Elsewhere on the driver change market a little bit of history was made when Nelson Piquet, loyal to Bernie Ecclestone and Brabham for seven years, decided he would “cut the umbilical cord” and move on to pastures new, the Brazilian having his last race for the team at Adelaide. The partnership between Piquet and Brabham designer Gordon Murray has been extremely impressive over the past few years, the two men obviously getting on extremely well on a technical as well as a personal level. There seemed no good reason to break up this arrangement, but Piquet could not come to a financial agreement with Bernie Ecclestone about his 1986 contract fee and the two men parted company. Most pit lane observers agree that letting Piquet slip through his fingers has been one of the very rare tactical errors made by the Brabham boss over the last decade, but the Brazilian felt that he could do a better deal elsewhere and didn’t wish to get involved in a “Dutch auction” over his fee with Bernie. By the time Bernie recognised that Piquet was serious, and that there would be no compromise, Piquet had put his signature to a Williams-Honda contract!

The well-oiled way in which the Formula One circus is propelled round the World, to set up its “big top” everywhere from Brazil to Belgium, is one of those things that we tend to take for granted and the familiar sight of the regular mechanics working on Williams, Lotus, Brabham and Ferrari in the garages at Adelaide seemed as comfortably familiar as at Brands Hatch, Silverstone or Paul Ricard. But it is perhaps worthwhile pondering just what an enormous amount of planning and organisation lies behind getting people and personnel to all these diverse corners of the Globe.

It is a fairly open secret that the major airline routes to Australia are hardly bulging with surplus capacity at the best of times, and with both the Melbourne Cup and the Australian Grand Prix taking place within 48 hours of each other, enttiusiasts of turf and track were hurrying to this island sub­continent in their droves. Not only was every hotel room within 50 miles of Adelaide booked up for months in advance, but the domestic airlines, TAA and Ansett, were finding that national routes into Adelaide suddenly requiring the use of wide-bodied aircraft rather than the usual smaller jets. It was not just a question of channelling the enormous number of race personnel through to Adelaide, but also catering for the race fans who flocked in just for the weekend.

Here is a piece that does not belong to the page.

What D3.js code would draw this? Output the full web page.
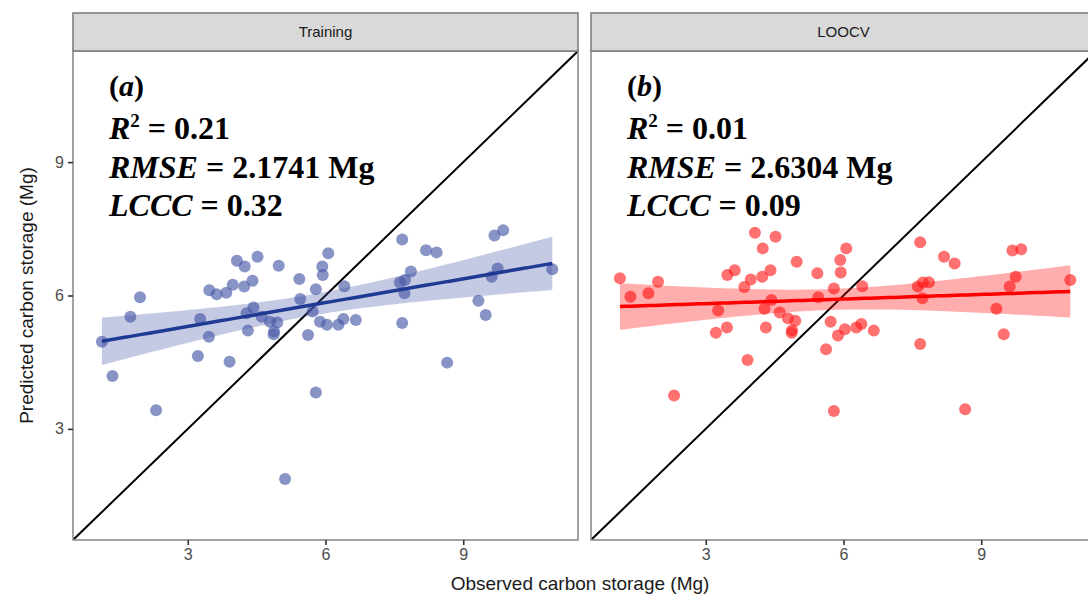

Of course, all this international airline ticketing is a matter of course to the Grand Prix teams, but the business of transporting the cars round the World is far more complex and time-consuming. Down at Bernie Ecclestone’s headquarters in Chessington, Surrey, Alan Woollard spends the vast majority of his time organising and arranging future air cargo packages to encompass races which may not be scheduled to take place for another six to nine months.

This particular case, the South African and Australian races were serviced by two aircraft chartered from the French airline UTA, although more frequently FOCA hires from the Flying Tigers freight specialist carrier. The cars are stacked on wooden pallets, minus their nose sections and rear wings, before being fork-lifted into the Boeing 747 freighter, while all the paraphernalia of spare engines, gearboxes, wheels and the hundred-and-one other items and accessories which go towards making up a Grand Prix team’s necessary equipment, are packed in sturdy steel Radford containers. Loading a 747 freighter is a well-drilled procedure and certainly needs to be, because every hour spent on the ground for one of these big jets is an hour when they could be earning money in the air. However, unlike the passenger 747s, which can be “turned round” at major international airports in little more than an hour, the freighter takes around 48 hours to load up its precious F1 cargo and another 24 hours to unload!

The UTA Boeing 747 carries up to 32 cars which may seem pretty impressive, but is not always sufficient and an additional Boeing 707 freighter is often chartered as well, this smaller plane capable of flying five cars along with all their necessary spares. From London to Johannesburg, then Johannesburg to Adelaide and back to London the 747 flew its planned charter flight, but while the cars were occupied racing the plane was away earning money elsewhere. As Woollard points out, it is not like the days a decade ago when a CL44 piston-engined freighter flew all the cars out to Buenos Aires for the Argentine Grand Prix and proceeded to sit on the tarmac for 12 days waiting to take them back to Europe!

Interestingly when the 747 freighter carrying the cars arrived at Adelaide all the equipment was immediately loaded into container vans and driven to the circuit where the customs examination was then carried out in the paddock. It should be added that the pit facilities at Adelaide ranked with the very best in the World and it therefore came as something of a major surprise when we were told that they would be taken down, panel by panel, bolt by bolt, and stored away for use in future years once the 1985 race was over. It was organisation, planning and foresight on a scale which was difficult to grasp for many in the Formula One business and will surely make it very difficult for any future makeshift circuit to claim that it cannot erect proper pit lane garage facilities “just for the weekend”.

The necessity for routine maintenance doesn’t stop simply because Formula One cars are away from base, so in addition to the need for the long distance cargo freighters, fresh engines and other ancillaries required after Kyalami for the Australian race were shipped out separately as air freight items in the cargo holds of normal commercial flights. When one glances along the average Formula One pit lane and begins to consider not only how expensive are all the individual items of hardware on display, but the sheer cost involved of airfreighting them round the world, you begin to wonder how any organiser ever manages to foot the bill to stage a World Championship Grand Prix – let alone has any realistic opportunity to make a profit. – A. H.